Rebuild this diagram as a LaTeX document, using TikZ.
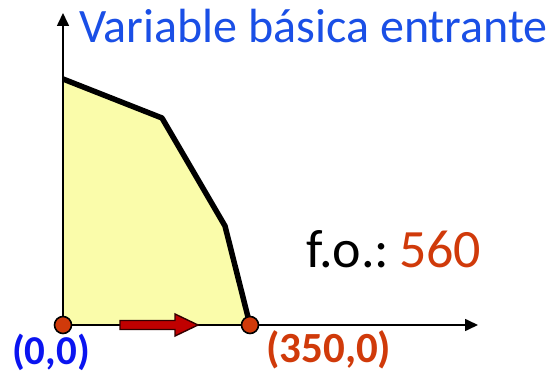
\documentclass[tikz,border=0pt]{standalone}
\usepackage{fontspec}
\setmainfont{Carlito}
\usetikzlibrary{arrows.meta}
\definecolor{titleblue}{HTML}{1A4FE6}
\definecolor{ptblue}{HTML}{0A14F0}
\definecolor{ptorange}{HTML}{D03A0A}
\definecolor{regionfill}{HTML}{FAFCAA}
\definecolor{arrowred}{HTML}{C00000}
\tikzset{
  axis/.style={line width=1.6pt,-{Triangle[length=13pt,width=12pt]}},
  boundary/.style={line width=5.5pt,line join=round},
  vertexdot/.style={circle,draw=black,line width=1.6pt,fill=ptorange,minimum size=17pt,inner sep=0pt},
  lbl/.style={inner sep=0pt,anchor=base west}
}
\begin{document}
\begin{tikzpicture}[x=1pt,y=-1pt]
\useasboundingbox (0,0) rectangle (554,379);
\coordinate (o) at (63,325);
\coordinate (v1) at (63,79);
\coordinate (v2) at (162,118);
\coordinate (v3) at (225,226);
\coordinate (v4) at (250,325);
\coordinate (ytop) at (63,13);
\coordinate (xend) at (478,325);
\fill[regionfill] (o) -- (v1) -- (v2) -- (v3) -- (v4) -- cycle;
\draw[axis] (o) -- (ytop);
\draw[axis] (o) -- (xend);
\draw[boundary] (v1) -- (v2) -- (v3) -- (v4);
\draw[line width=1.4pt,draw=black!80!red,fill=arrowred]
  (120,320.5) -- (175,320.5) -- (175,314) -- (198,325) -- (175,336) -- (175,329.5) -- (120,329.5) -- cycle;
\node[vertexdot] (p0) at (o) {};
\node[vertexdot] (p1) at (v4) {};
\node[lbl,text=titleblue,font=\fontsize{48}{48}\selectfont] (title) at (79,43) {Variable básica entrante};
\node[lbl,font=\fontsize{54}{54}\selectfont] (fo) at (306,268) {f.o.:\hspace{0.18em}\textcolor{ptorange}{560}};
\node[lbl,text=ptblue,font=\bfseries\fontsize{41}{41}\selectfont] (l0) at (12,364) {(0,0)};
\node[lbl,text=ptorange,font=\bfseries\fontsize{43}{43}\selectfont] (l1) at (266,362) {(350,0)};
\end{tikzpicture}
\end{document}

[Your goal]
Transcribe the listing in full and omit the pictures.

[Complete output]
Rebuild this diagram as a LaTeX document, using TikZ.
\documentclass[tikz,border=0pt]{standalone}
\usepackage{fontspec}
\setmainfont{Carlito}
\usetikzlibrary{arrows.meta}
\definecolor{titleblue}{HTML}{1A4FE6}
\definecolor{ptblue}{HTML}{0A14F0}
\definecolor{ptorange}{HTML}{D03A0A}
\definecolor{regionfill}{HTML}{FAFCAA}
\definecolor{arrowred}{HTML}{C00000}
\tikzset{
  axis/.style={line width=1.6pt,-{Triangle[length=13pt,width=12pt]}},
  boundary/.style={line width=5.5pt,line join=round},
  vertexdot/.style={circle,draw=black,line width=1.6pt,fill=ptorange,minimum size=17pt,inner sep=0pt},
  lbl/.style={inner sep=0pt,anchor=base west}
}
\begin{document}
\begin{tikzpicture}[x=1pt,y=-1pt]
\useasboundingbox (0,0) rectangle (554,379);
\coordinate (o) at (63,325);
\coordinate (v1) at (63,79);
\coordinate (v2) at (162,118);
\coordinate (v3) at (225,226);
\coordinate (v4) at (250,325);
\coordinate (ytop) at (63,13);
\coordinate (xend) at (478,325);
\fill[regionfill] (o) -- (v1) -- (v2) -- (v3) -- (v4) -- cycle;
\draw[axis] (o) -- (ytop);
\draw[axis] (o) -- (xend);
\draw[boundary] (v1) -- (v2) -- (v3) -- (v4);
\draw[line width=1.4pt,draw=black!80!red,fill=arrowred]
  (120,320.5) -- (175,320.5) -- (175,314) -- (198,325) -- (175,336) -- (175,329.5) -- (120,329.5) -- cycle;
\node[vertexdot] (p0) at (o) {};
\node[vertexdot] (p1) at (v4) {};
\node[lbl,text=titleblue,font=\fontsize{48}{48}\selectfont] (title) at (79,43) {Variable básica entrante};
\node[lbl,font=\fontsize{54}{54}\selectfont] (fo) at (306,268) {f.o.:\hspace{0.18em}\textcolor{ptorange}{560}};
\node[lbl,text=ptblue,font=\bfseries\fontsize{41}{41}\selectfont] (l0) at (12,364) {(0,0)};
\node[lbl,text=ptorange,font=\bfseries\fontsize{43}{43}\selectfont] (l1) at (266,362) {(350,0)};
\end{tikzpicture}
\end{document}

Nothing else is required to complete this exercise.